The book reviews of UK children's author, Brian Keaney

A Richly Conceived World Peopled By Authentic Characters

Sabriel  - Garth Nix

Ancelstierre is a country very like England in the first part of the twentieth century, a place where technology is just beginning to create the modern world we are all familiar with today. Across the border, however, lies the Old Kingdom, where magic still holds sway: the magic of the Great Charter, a controlled and benevolent power; but also Free Magic that admits no loyalties.

For a long time the Great Charter has been under attack and in places it has been overthrown completely. As a result, a terrible chaos has descended upon the Old Kingdom and now it is beginning to leak across the border into Ancelstierre where the line between life and death is becoming blurred. Soldiers patrolling the border are killed one day and are discovered reporting for duty the next.

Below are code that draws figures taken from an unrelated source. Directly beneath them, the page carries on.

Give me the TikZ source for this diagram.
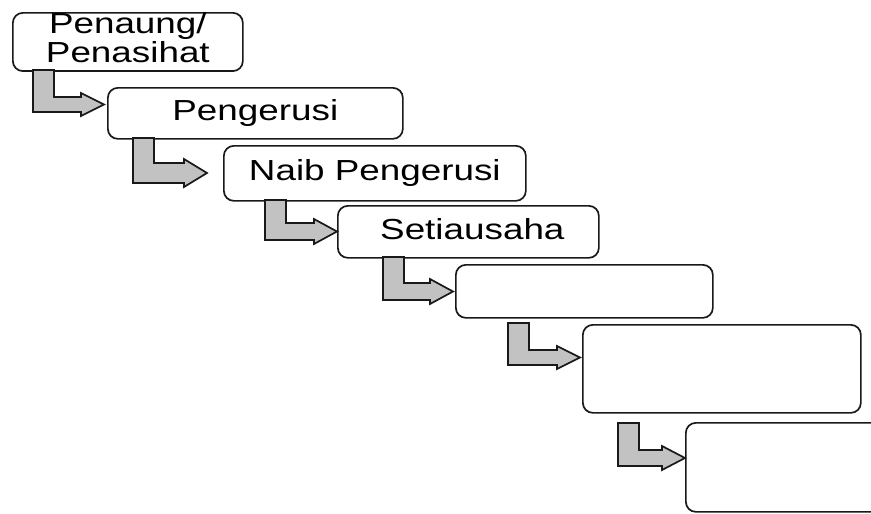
\documentclass[tikz,border=0pt]{standalone}
\usepackage{fontspec}
\setmainfont{Liberation Sans}
\usepackage{graphicx}
\newcommand\wtxt[1]{\scalebox{1.27}[1]{#1}}
\newcommand\bentarrow[5]{%
  \filldraw[arrowshape] (#1,#2) -- (#1+21,#2) -- (#1+21,#3) -- (#5-23,#3) -- (#5-23,#3-4)
    -- (#5,{(#3+#4)/2}) -- (#5-23,#4+4) -- (#5-23,#4) -- (#1,#4) -- cycle;}
\begin{document}
\begin{tikzpicture}[x=1pt,y=-1pt,
  box/.style={draw=black!90, line width=1.7pt, rounded corners=10pt, fill=white,
    anchor=north west, inner sep=0pt, font=\fontsize{29}{27}\selectfont},
  onel/.style={box, text height=21pt, text depth=6pt},
  arrowshape/.style={draw=black!90, fill=black!24, line width=1.7pt, line join=miter}]
\clip (0,0) rectangle (871,514);
\fill[white] (0,0) rectangle (871,514);
\node[box, minimum width=230pt, minimum height=58pt] (b1) at (12,12)
  {\wtxt{\begin{tabular}{@{}c@{}}Penaung/\\Penasihat\end{tabular}}};
\node[onel, minimum width=295pt, minimum height=51pt] (b2) at (107,87) {\wtxt{Pengerusi}};
\node[onel, minimum width=302pt, minimum height=55pt] (b3) at (223,145) {\wtxt{Naib Pengerusi}};
\node[onel, minimum width=261pt, minimum height=52pt] (b4) at (337,205) {\hspace*{8pt}\wtxt{Setiausaha}};
\node[onel, minimum width=257pt, minimum height=53pt] (b5) at (455,264) {};
\node[onel, minimum width=278pt, minimum height=88pt] (b6) at (582,324) {};
\node[onel, minimum width=230pt, minimum height=89pt] (b7) at (685,422) {};
\bentarrow{33}{70}{97}{112}{104}
\bentarrow{133}{138}{163}{183}{207}
\bentarrow{265}{200}{223}{240}{337}
\bentarrow{383}{257}{283}{300}{453}
\bentarrow{508}{323}{350}{365}{580}
\bentarrow{618}{423}{450}{466}{685}
\end{tikzpicture}
\end{document}
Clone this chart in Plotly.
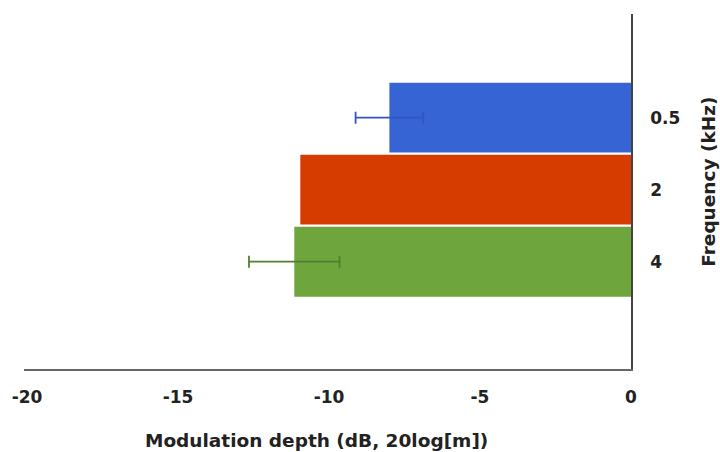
import plotly.graph_objects as go

# Modulation depth per carrier frequency
frequencies = ["0.5", "2", "4"]
depth_db = [-8.0, -10.95, -11.15]
depth_err = [1.12, 0.0, 1.5]
bar_colors = ["#3664d4", "#d63c00", "#6ea63d"]
err_colors = ["#3454c0", "#d63c00", "#4f8030"]
x_ticks = [-20, -15, -10, -5, 0]
x_tick_text = ["-20", "-15", "-10", "-5", "0"]

fig = go.Figure()
for f, v, e, c, ec in zip(frequencies, depth_db, depth_err, bar_colors, err_colors):
    fig.add_trace(go.Bar(
        y=[f], x=[v], orientation="h",
        marker=dict(color=c, line=dict(width=0)),
        error_x=dict(type="data", array=[e], visible=e > 0,
                     color=ec, thickness=1.8, width=6),
        showlegend=False,
    ))

font_bold = dict(family="DejaVu Sans, sans-serif", size=17,
                 color="#222222", weight="bold")
title_font = dict(font_bold, size=18.5)

fig.update_layout(
    width=720, height=452,
    margin=dict(l=22, r=89, t=14, b=83),
    plot_bgcolor="white", paper_bgcolor="white",
    bargap=0.03,
    xaxis=dict(
        range=[-20.1, 0], tickvals=x_ticks, ticktext=x_tick_text,
        showgrid=False, zeroline=False,
        showline=True, linecolor="#666666", linewidth=1.5,
        ticks="", ticklabelstandoff=12,
        tickfont=font_bold,
    ),
    yaxis=dict(
        side="right", type="category",
        categoryorder="array", categoryarray=frequencies,
        range=[2 + 1.49, -1.44],
        showgrid=False, zeroline=False,
        showline=True, linecolor="#444444", linewidth=1.5,
        ticks="", ticklabelstandoff=14,
        tickfont=font_bold,
    ),
    annotations=[
        dict(text="Modulation depth (dB, 20log[m])", font=title_font,
             xref="paper", yref="paper", x=(315 - 22) / 609, y=-71 / 355,
             xanchor="center", yanchor="middle", showarrow=False),
        dict(text="Frequency (kHz)", font=title_font, textangle=-90,
             xref="paper", yref="paper", x=(708 - 22) / 609, y=(369 - 182) / 355,
             xanchor="center", yanchor="middle", showarrow=False),
    ],
)

fig.write_html("out.html")
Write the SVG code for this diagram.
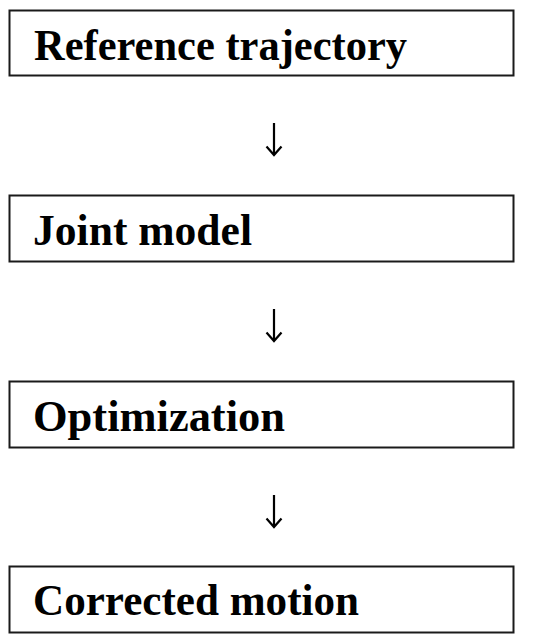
<svg xmlns="http://www.w3.org/2000/svg" width="550" height="642" viewBox="0 0 550 642">
<style>
.box{fill:#fff;stroke:#1a1a1a;stroke-width:2}
.lbl{font-family:"Liberation Serif","Times New Roman",serif;font-weight:bold;font-size:44px;fill:#000}
.arr{stroke:#000;stroke-width:2.2;fill:none}
</style>
<rect width="550" height="642" fill="#fff"/>
<g id="node-reference">
<rect class="box" x="9.5" y="10.5" width="504" height="65"/>
<text class="lbl" x="34" y="60" textLength="373" lengthAdjust="spacingAndGlyphs">Reference trajectory</text>
</g>
<g id="node-joint">
<rect class="box" x="9.5" y="195.5" width="504" height="66"/>
<text class="lbl" x="33" y="245" textLength="219" lengthAdjust="spacingAndGlyphs">Joint model</text>
</g>
<g id="node-optimization">
<rect class="box" x="9.5" y="381.5" width="504" height="66"/>
<text class="lbl" x="33" y="431" textLength="252" lengthAdjust="spacingAndGlyphs">Optimization</text>
</g>
<g id="node-corrected">
<rect class="box" x="9.5" y="566.5" width="504" height="66"/>
<text class="lbl" x="33" y="615" textLength="326" lengthAdjust="spacingAndGlyphs">Corrected motion</text>
</g>
<g id="connectors">
<path class="arr" d="M274 123 V155 M266.5 146.5 L274 155 L281.5 146.5"/>
<path class="arr" d="M274 309 V341 M266.5 332.5 L274 341 L281.5 332.5"/>
<path class="arr" d="M274 495 V527 M266.5 518.5 L274 527 L281.5 518.5"/>
</g>
</svg>
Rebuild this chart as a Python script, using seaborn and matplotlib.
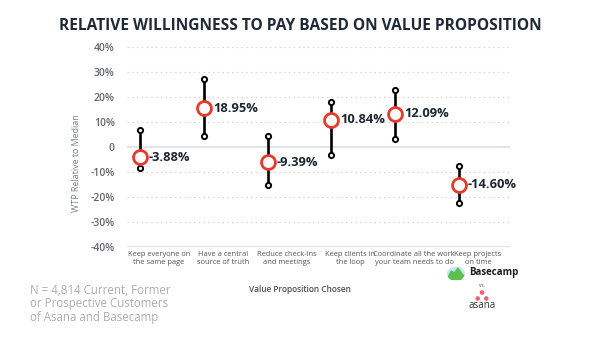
import matplotlib
matplotlib.use("Agg")
import matplotlib.pyplot as plt
import seaborn as sns
import pandas as pd
import numpy as np
from matplotlib.patches import Ellipse, Polygon

categories = ["Keep everyone on\nthe same page", "Have a central\nsource of truth",
              "Reduce check-ins\nand meetings", "Keep clients in\nthe loop",
              "Coordinate all the work\nyour team needs to do", "Keep projects\non time"]
center = [-4.1, 15.4, -6.2, 10.9, 13.3, -15.2]
upper = [6.6, 27.3, 4.4, 18.0, 22.6, -7.8]
lower = [-8.6, 4.5, -15.2, -3.2, 3.2, -22.7]
labels = ["-3.88%", "18.95%", "-9.39%", "10.84%", "12.09%", "-14.60%"]
yticks = [-40, -30, -20, -10, 0, 10, 20, 30, 40]
ytick_labels = ["-40%", "-30%", "-20%", "-10%", "0", "10%", "20%", "30%", "40%"]

sns.set_theme(style="white")
plt.rcParams["font.family"] = ["Open Sans", "DejaVu Sans"]

idx = np.arange(len(categories))
df = pd.DataFrame({"cat": categories, "band": idx, "x": idx - 0.3,
                   "center": center, "upper": upper, "lower": lower, "label": labels})
ends = pd.concat([df[["x", "upper"]].rename(columns={"upper": "y"}),
                  df[["x", "lower"]].rename(columns={"lower": "y"})])

fig = plt.figure(figsize=(6, 3.37), dpi=100)
ax = fig.add_axes([0.212, 0.268, 0.638, 0.593])

grid_c = "#d3d6da"
for t in yticks:
    if t in (0, -40):
        ax.axhline(t, color="#e1e4e8", lw=1.5, zorder=0)
    else:
        ax.axhline(t, color=grid_c, lw=0.9, ls=(0, (1.2, 2.6)), zorder=0)

ax.vlines(df["x"], df["lower"], df["upper"], color="black", lw=1.9, zorder=2)
sns.scatterplot(data=ends, x="x", y="y", ax=ax, s=14, marker="o",
                facecolor="white", edgecolor="black", linewidth=1.4, zorder=3, legend=False)
sns.scatterplot(data=df, x="x", y="center", ax=ax, s=100, marker="o",
                facecolor="white", edgecolor="#e8392a", linewidth=2.0, zorder=4, legend=False)
for _, r in df.iterrows():
    ax.annotate(r["label"], (r["x"], r["center"]), xytext=(6.5, 0), textcoords="offset points",
                ha="left", va="center", fontsize=9.3, fontweight="bold", color="#1c2630", zorder=5)

ax.set_xlim(-0.5, 5.5)
ax.set_ylim(-40, 40)
ax.set_yticks(yticks)
ax.set_yticklabels(ytick_labels, fontsize=7.5, color="#62666c", fontweight="semibold")
ax.set_xticks(df["band"])
ax.set_xticklabels(categories, fontsize=5.4, color="#50555b", linespacing=1.15)
ax.tick_params(axis="both", length=0, pad=3)
ax.tick_params(axis="y", pad=9)
for s in ax.spines.values():
    s.set_visible(False)
ax.set_xlabel("")
ax.set_ylabel("WTP Relative to Median", fontsize=6.4, color="#7a7f86")
ax.yaxis.set_label_coords(-0.12, 0.42)

fig.text(0.5, 0.922, "RELATIVE WILLINGNESS TO PAY BASED ON VALUE PROPOSITION",
         ha="center", va="center", fontsize=11.2, fontweight="bold", color="#1f2a36")
fig.text(300 / 600, 1 - 290 / 337, "Value Proposition Chosen", ha="center", va="center",
         fontsize=6, color="#4a4f55", fontweight="semibold")
fig.text(30 / 600, 1 - 304 / 337, "N = 4,814 Current, Former\nor Prospective Customers\nof Asana and Basecamp",
         ha="left", va="center", fontsize=8.3, color="#adadad", linespacing=1.05,
         fontweight="medium")

# logos (decorative)
def fx(px):
    return px / 600

def fy(py):
    return 1 - py / 337

fig.patches.append(Ellipse((fx(456), fy(273.5)), 18 / 600, 14 / 337, transform=fig.transFigure,
                           facecolor="#c4e6f7", edgecolor="none"))
fig.patches.append(Polygon([(fx(447.5), fy(277)), (fx(451), fy(270)), (fx(454), fy(272)),
                            (fx(458), fy(267)), (fx(464.5), fy(276)), (fx(461), fy(280)),
                            (fx(451), fy(280))], closed=True, transform=fig.transFigure,
                           facecolor="#5cbf4e", edgecolor="none"))
fig.text(469 / 600, 1 - 273 / 337, "Basecamp", ha="left", va="center", fontsize=7,
         fontweight="bold", color="#1d1d1d")
fig.text(482 / 600, 1 - 285.5 / 337, "vs.", ha="center", va="center", fontsize=3.5, color="#555")
for dx, dy in [(0, -3.5), (-4.3, 2.5), (4.3, 2.5)]:
    fig.patches.append(Ellipse((fx(482 + dx), fy(296 + dy)), 4.6 / 600, 4.6 / 337,
                               transform=fig.transFigure, facecolor="#f0616a", edgecolor="none"))
fig.text(482 / 600, 1 - 306 / 337, "asana", ha="center", va="center", fontsize=7, color="#333")

fig.savefig("out.png", dpi=100)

When a denizen from the world of death enters the dormitory of Wyverley College for Young Ladies of Quality in Ancelstierre near the Wall that marks the border between the two countries, Sabriel, a sixth form student at the college, discovers that she can no longer hide from her destiny as the Abhorsen, whose job it is to ensure that the dead remain in death. So begins a terrifying adventure that grips the reader as convincingly as if it were all happening outside his own front door.

This must be at least the fourth time I've read this book and it never ceases to delight me. This is what fantasy should be like: utterly convincing, a fully thought-out and richly conceived world peopled by authentic characters fighting against almost insuperable odds and finally overcoming evil, but only at a terrible price.